What's Happening?
Connecticut regulators have announced the liquidation of PHL Variable Insurance Co. after efforts to sell its life insurance blocks failed. Interim Insurance Commissioner Josh Hershman revealed this decision in a recent rehabilitation report, stating that the company lacks the necessary assets to transfer business blocks without negatively impacting policyholders. The liquidation follows a failed sales process initiated by former commissioner Andrew Mais, who retired in November. The decision has sparked outrage among large policyholders, who accuse the state of mishandling the situation. Hershman is negotiating with the National Organization of Life and Health Insurance Guaranty Associations to provide limited ongoing benefits to policyholders, as the company's
insolvency is too deep to cover all claims.
Why It's Important?
The liquidation of PHL Variable highlights significant challenges in the insurance industry, particularly regarding the protection of policyholders in cases of insolvency.

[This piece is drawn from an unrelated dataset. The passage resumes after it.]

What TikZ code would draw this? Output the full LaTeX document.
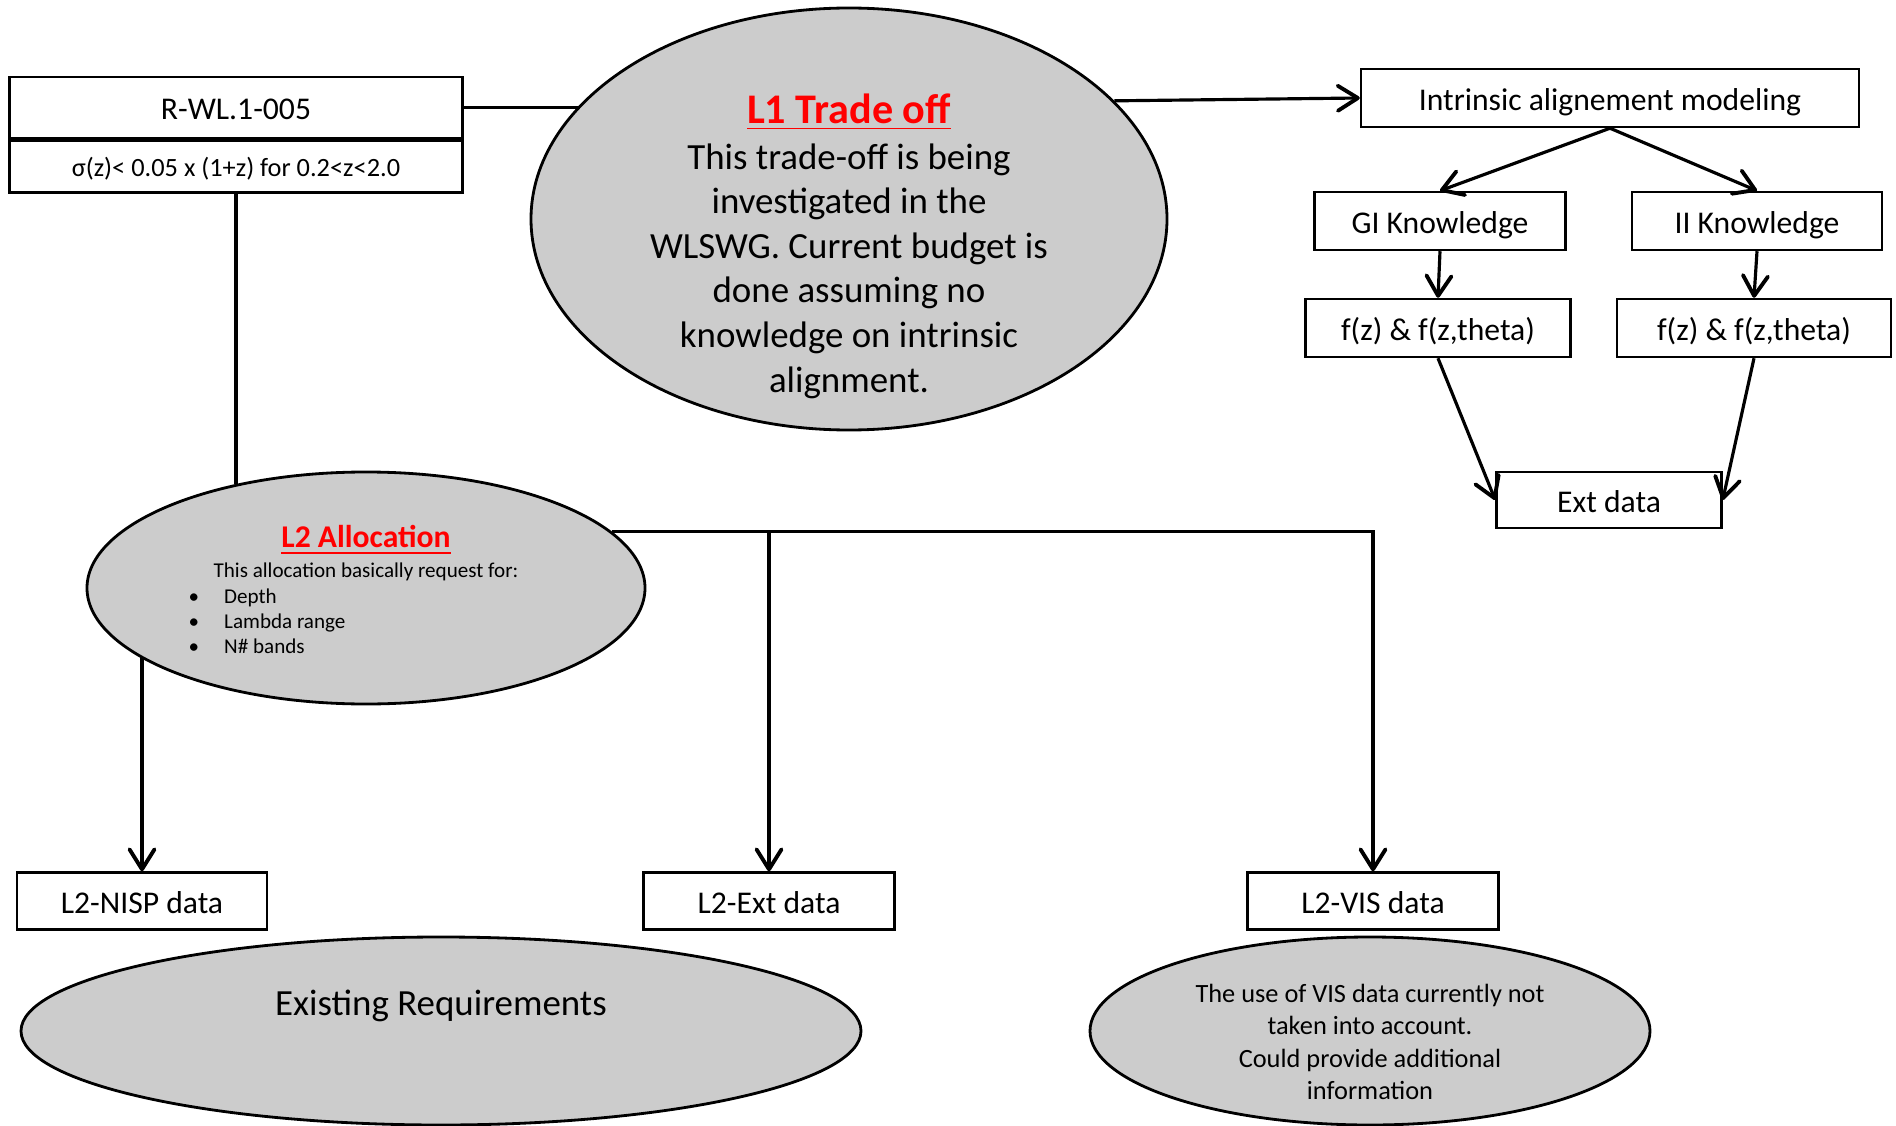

This situation underscores the limitations of guaranty associations, which typically cover up to $300,000, leaving many policyholders at risk of losing substantial benefits. The decision also raises concerns about the regulatory oversight and management of insurance companies, as well as the trust and confidence policyholders place in the industry. The outcome of this case could influence future regulatory approaches and the structuring of insurance company rehabilitations.
What's Next?
As the liquidation process unfolds, negotiations with potential buyers and guaranty associations will continue to determine the extent of coverage for policyholders. The outcome of these negotiations will be crucial in determining the financial impact on affected policyholders. Additionally, the case may prompt regulatory reviews and potential reforms in how insurance company insolvencies are managed to better protect policyholders in the future.